[WHAT NEEDS TO BE DONE]
Print, word for word, the opening line of the data below and every line after it through the line that contains "from matplotlib.patches import Rectangle", but not the pictures.

* Start *

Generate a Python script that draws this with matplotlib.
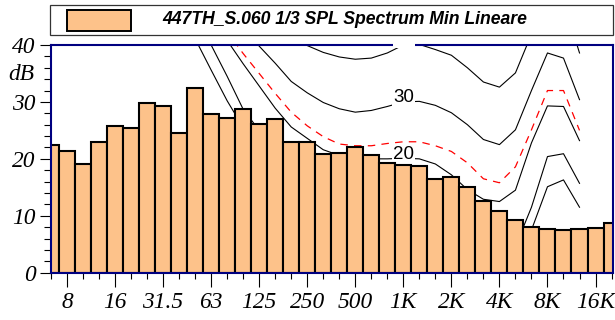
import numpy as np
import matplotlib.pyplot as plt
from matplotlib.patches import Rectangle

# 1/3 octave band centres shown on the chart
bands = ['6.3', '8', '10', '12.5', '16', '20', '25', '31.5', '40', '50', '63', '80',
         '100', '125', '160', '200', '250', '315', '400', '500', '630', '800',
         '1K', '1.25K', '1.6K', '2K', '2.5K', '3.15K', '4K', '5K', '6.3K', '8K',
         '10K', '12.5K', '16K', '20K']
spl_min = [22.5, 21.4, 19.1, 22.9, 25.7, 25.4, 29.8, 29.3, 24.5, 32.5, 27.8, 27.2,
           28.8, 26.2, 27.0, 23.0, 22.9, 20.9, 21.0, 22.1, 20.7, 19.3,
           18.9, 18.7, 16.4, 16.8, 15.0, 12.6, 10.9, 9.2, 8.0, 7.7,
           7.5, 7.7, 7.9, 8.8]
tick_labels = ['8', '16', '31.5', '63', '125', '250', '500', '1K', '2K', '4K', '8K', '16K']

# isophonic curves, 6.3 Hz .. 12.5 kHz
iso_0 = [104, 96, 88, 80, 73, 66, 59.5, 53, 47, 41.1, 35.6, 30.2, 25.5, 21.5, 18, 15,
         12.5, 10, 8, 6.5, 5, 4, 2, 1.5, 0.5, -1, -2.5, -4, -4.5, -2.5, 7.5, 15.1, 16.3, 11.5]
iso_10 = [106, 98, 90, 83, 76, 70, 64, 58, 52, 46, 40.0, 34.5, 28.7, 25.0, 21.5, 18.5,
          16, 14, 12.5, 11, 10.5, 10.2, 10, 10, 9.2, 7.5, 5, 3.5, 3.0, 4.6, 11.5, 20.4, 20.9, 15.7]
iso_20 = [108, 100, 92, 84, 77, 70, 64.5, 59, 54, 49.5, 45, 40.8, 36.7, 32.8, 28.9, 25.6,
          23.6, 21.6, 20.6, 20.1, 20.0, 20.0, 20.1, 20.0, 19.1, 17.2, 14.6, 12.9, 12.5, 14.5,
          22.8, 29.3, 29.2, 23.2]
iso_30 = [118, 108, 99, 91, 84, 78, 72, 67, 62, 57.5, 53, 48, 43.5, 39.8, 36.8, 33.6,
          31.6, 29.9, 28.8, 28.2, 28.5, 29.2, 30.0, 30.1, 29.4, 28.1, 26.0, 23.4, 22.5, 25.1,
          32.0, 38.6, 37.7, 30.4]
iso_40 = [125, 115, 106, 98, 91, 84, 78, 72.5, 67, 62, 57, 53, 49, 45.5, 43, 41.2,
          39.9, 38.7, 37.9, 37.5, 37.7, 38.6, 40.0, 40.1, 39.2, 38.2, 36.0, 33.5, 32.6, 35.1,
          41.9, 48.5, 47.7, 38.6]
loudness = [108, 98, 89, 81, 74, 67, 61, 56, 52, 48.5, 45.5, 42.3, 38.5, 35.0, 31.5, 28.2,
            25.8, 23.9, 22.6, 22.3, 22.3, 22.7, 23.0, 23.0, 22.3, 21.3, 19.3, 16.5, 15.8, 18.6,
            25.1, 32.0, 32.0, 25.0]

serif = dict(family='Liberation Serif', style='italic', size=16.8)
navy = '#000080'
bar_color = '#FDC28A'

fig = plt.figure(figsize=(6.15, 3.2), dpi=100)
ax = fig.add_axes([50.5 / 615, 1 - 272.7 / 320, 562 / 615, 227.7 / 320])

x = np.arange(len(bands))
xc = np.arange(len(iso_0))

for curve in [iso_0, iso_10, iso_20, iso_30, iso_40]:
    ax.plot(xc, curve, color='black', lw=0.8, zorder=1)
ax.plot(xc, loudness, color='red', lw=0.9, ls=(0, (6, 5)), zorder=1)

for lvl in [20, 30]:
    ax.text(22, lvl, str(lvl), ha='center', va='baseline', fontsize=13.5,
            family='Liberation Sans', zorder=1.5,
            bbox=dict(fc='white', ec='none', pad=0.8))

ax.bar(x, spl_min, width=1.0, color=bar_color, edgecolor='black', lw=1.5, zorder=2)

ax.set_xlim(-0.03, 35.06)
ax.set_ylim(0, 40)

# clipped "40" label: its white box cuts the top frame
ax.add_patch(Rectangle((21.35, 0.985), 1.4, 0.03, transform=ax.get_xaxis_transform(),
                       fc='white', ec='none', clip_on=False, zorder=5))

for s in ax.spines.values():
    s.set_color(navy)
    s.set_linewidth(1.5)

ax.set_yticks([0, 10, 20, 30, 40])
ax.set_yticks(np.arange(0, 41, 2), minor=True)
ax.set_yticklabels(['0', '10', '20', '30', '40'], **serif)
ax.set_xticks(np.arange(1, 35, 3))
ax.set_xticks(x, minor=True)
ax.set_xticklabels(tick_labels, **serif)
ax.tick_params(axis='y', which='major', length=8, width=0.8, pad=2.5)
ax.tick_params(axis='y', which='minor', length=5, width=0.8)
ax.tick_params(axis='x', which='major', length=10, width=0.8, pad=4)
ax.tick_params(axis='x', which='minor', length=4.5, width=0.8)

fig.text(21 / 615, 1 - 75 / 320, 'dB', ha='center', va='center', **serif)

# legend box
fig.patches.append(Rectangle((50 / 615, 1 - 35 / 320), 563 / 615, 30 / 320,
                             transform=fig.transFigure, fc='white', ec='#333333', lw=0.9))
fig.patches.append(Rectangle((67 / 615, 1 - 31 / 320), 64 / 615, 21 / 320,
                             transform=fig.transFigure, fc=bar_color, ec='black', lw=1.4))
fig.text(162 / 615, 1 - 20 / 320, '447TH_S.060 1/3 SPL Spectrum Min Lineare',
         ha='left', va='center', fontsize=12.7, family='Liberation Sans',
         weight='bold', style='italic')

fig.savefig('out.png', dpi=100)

* End *

[COMPLETE OUTPUT]
Generate a Python script that draws this with matplotlib.
import numpy as np
import matplotlib.pyplot as plt
from matplotlib.patches import Rectangle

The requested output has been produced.